Kate: No, I think we have enough ideas of our own. And our styles are quite different – we’d have to work really hard to keep a consistent voice throughout the book and be constantly reining our own voice back. I’d rather write my own books and then have the pleasure of reading Belinda’s!

Belinda: Kids often ask us that and we joke that we might end up throttling each other!

Could you tell us a little about your most recent books The Wildkin’s Curse and The Ruby Talisman?

The Wildkin’s Curse is a fantasy adventure for readers aged 12+, set in the same world as my earlier book The Starthorn Tree (though it can be read on its own). It tells the story of two boys and a girl, whose people have been enemies for centuries, setting out on a secret mission to rescue a girl who has the power to enchant with words. She is kept muzzled, locked away in an impossibly tall crystal tower, by a cruel king who seeks to use her powers for his own evil ends. It is filled with danger, excitement, mystery and romance.

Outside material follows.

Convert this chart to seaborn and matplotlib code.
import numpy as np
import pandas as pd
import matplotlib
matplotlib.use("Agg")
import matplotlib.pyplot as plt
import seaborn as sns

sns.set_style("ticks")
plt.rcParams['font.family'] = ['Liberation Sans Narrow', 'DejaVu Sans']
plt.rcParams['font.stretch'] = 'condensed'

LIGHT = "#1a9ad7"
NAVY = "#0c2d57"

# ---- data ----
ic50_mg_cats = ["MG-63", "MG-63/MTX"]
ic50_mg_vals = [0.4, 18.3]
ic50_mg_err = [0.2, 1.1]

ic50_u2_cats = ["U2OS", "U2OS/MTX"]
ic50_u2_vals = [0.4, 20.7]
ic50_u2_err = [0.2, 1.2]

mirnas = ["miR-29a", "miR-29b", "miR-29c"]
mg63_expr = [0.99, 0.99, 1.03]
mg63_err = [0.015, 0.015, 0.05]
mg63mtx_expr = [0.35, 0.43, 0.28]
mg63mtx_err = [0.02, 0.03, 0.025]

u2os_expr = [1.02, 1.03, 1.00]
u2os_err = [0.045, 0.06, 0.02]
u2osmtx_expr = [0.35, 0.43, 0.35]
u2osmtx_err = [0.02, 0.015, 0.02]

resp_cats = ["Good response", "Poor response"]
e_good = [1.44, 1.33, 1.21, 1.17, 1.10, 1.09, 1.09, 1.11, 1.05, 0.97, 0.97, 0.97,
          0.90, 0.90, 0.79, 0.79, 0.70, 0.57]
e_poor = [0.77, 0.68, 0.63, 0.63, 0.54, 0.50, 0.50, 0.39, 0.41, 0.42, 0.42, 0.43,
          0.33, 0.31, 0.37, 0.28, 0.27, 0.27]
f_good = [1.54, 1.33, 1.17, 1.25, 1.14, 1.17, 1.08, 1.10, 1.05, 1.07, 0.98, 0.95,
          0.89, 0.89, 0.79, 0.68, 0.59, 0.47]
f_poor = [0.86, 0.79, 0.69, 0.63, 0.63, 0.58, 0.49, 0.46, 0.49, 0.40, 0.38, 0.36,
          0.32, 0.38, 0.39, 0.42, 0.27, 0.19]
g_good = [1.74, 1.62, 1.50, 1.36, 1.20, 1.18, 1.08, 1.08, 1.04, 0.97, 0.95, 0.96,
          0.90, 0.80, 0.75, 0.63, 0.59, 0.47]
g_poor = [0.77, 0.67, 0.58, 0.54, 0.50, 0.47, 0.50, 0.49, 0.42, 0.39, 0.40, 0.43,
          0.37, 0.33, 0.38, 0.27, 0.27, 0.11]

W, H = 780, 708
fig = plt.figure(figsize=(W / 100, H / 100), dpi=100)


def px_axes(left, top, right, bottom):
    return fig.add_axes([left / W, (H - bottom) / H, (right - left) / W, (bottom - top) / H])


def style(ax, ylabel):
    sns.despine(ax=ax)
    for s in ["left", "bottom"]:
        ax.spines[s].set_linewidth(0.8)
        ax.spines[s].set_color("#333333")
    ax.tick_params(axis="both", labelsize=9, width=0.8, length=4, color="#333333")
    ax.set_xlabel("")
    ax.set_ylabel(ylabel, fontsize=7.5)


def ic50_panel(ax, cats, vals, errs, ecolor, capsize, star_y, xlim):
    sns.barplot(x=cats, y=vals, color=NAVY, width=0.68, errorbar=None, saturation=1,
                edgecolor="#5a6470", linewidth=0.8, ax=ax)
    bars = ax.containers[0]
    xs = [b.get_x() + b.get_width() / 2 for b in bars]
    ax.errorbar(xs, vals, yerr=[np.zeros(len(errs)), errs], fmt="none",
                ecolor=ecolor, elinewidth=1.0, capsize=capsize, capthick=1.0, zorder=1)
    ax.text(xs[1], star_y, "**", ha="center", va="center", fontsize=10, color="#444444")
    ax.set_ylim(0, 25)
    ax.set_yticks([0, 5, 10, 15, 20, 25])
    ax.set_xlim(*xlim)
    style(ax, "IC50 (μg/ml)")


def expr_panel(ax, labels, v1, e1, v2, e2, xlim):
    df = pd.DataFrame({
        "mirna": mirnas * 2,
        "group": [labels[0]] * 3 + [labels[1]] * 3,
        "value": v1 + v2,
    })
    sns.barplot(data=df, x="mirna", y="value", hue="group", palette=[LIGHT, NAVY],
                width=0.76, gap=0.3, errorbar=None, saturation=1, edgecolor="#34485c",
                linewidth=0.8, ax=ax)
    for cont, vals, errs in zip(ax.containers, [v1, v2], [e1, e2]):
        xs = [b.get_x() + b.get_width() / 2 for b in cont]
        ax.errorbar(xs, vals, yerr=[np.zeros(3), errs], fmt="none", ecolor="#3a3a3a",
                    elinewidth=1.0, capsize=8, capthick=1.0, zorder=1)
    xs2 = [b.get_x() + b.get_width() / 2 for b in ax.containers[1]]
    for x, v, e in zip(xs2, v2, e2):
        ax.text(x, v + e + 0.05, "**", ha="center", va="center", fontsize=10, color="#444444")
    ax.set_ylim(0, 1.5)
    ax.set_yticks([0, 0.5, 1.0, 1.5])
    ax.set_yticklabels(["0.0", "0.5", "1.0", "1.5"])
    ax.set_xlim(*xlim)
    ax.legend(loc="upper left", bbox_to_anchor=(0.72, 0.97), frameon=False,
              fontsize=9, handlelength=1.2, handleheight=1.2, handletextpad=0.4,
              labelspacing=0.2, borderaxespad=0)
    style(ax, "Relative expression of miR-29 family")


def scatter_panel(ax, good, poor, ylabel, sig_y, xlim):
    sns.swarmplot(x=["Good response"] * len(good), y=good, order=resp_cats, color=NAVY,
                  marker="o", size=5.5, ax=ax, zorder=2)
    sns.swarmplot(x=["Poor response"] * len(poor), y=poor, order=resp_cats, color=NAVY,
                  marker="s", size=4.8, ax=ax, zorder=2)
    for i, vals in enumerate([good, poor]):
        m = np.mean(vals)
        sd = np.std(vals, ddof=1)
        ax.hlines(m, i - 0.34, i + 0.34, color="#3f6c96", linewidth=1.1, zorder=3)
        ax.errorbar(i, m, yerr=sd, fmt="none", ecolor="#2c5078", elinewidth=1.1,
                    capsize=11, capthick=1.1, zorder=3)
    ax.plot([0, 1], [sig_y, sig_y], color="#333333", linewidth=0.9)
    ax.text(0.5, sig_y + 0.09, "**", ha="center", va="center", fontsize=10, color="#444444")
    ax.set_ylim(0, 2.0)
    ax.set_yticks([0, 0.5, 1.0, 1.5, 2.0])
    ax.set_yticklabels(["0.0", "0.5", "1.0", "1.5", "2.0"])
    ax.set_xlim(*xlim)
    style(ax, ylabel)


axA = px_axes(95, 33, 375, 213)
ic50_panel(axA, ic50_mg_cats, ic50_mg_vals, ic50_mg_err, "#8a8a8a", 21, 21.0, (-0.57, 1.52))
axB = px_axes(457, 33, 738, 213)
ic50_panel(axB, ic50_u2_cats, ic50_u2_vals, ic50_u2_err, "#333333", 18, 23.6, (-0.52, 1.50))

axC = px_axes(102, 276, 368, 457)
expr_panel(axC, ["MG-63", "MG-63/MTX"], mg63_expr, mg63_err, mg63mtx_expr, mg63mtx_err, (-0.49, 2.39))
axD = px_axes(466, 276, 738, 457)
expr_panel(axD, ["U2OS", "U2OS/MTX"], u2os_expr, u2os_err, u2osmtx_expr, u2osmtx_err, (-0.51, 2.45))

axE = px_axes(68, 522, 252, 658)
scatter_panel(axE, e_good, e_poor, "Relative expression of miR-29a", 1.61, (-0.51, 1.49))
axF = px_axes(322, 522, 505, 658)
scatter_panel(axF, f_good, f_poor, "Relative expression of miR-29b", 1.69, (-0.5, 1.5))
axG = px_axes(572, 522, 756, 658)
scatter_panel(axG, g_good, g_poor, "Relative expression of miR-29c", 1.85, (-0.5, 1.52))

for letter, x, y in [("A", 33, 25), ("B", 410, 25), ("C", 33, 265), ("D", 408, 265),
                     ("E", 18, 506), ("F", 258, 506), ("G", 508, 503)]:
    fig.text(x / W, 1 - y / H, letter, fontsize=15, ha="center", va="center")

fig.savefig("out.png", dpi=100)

The Ruby Talisman is an exciting time slip adventure where my modern day heroine, Tilly, falls asleep wearing an old ruby pendant and is magically transported back in time to the glittering and opulent court of Queen Marie-Antoinette and King Louis XVI. Tilly wakes up in Versailles on July 14th, 1789, the day the peasants storm the Bastille, sparking violent uprisings against the aristocrats all over the country. Tilly sets off on a series of terrifying adventures throughout France to help her aristocratic ancestor Amelie-Mathilde escape the dangers and chaos of the French Revolution.